On Monday, I published something about the economic collapse of a industrialized nation, as expertly chronicled in the book Nothing to Envy: Ordinary Lives in North Korea by Barbara Demrick. A huge, widespread shift backwards in economic development has happened in many places over human civilization, but the North Korean example is both recent and unusual. War is the most common destroyer of people and their economic capital, but the 1990s showed that international politics could be just as brutal.
I was mulling the term “de-evolution” to refer to what happened in North Korea, but I then thought of my own biases. To some degree, coming from an advanced post-industrial nation, I’m a chauvinist for a certain, consumer-oriented type of economic development. The number of TVs per 1,000 people, the electricity usage of a city, how much they export and how much personal debt they take on. Though I don’t subscribe to the “whoever has the most stuff wins”model of progress, it made me broaden my thinking. Clearly the North Korean example was an unwanted and ultimately deadly series of events. The society had grown to rely on thing like artificial fertilizer, large amounts of electrical power, and a complex and demanding transit infrastructure. When the lights went out, so went industry and agriculture. Disaster.

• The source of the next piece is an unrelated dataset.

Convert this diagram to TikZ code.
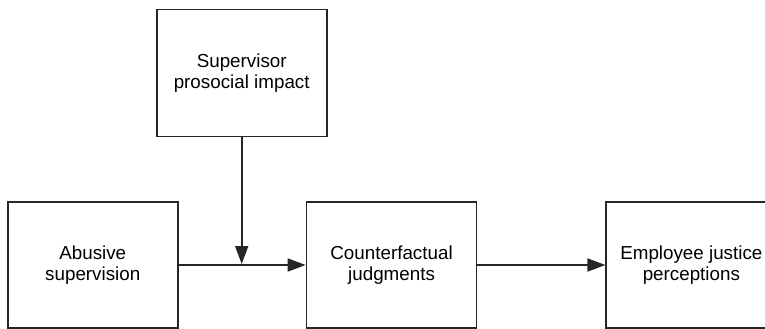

But, what if a society moved in such a manner, but didn’t require complex industrial products? A society that plans for a regression into a less consumerist, industrialized mindset. I wouldn’t call that a de-evolution- it’s an evolution on a different path.
A few years ago I took a series of long-distance train trips across the United States. During my trip on the Coast Starlight, running from Seattle to Los Angeles, I read the famous novel Ecotopia by Ernest Callenbach. Published in 1975, it stands alongside The Dispossessed as an important utopian novel of the late Vietnam period. Both work along similar lines- an absence of consumerism, collective ownership, changes to the social and family structure. However, Ecotopia takes place in my backyard, not another solar system.
I read it during a journey through the lands that formed the nation of Ecotopia. For a couple days the train rolled through the thick forests, mountain passes, and undulating farmland that carpeted a whole valley. Callenbach was speaking of a society that moved beyond petroleum and artificial products, but didn’t miss them.
When I was 18 I created an independent study that allowed me to examine urban decay and how different parts of the 20th century attempted to revitalize cities. After reading about the iron-fisted destruction of the Bronx by Robert Moses, one tends to gain sympathy for new ideas of sustainability and community. New schools of urban planning emphasize mixed development, environmentally-friendly building, and walkability. The Bay Area sometimes follows these lines, though one look at the traffic-choked highways shows there is much work to be done.
However, much of this thinking is a side-step. Cars aren’t eliminated- they’re made more efficient and perhaps made less necessary through public transit. Cities are still big concrete jungles- just with newer housing and perhaps a couple new parks. It’s not eliminating consumerism, but rather changing to more responsible brands.
Whether this type of society will stave off the huge problems posed by climate change is an open question. Large cities in industrial or post-industrial nations still use huge quantities of water and non-renewable resources. It’s not just the cars, but the pesticides, plastics, and consumer electronics.
Ecotopia has the advantage of being a utopia in the confines of a work of fiction, but it is a portrait of a society that made serious decisions over many years. Large cities like San Francisco are partially abandoned in favor of smaller, more self-sustaining suburbs. Major thoroughfares are turned into gardens and walkways. Policy changes don’t implement authoritarian population control, but do address whether a high birth rate is a major priority. Overall, many of the developments since white migration became substantial in the mid-19th century are slowed or stopped altogether. At the end of the day, there is a smaller electrical grid, a less robust transit system, and very little production of objects which cannot be replenished. In some ways, it’s like 1995 in North Korea, except as a desired outcome rather than a crisis. I, the consumer growth chauvinist, can see a society that moves forward despite moving back in my usual perspective.
Much like Unitarian Universalists have moved to the interdependent web over a linear chain of being, what progress and what regression are should be reconsidered. Society has overall goals that are not always quantitative- happiness, community, tranquility. There is no number of cars per city or megawatts of power consumed that is required to achieve these goals. What is needed is a system that works on the whole, and can work well into the future.
How you achieve that is the great debate.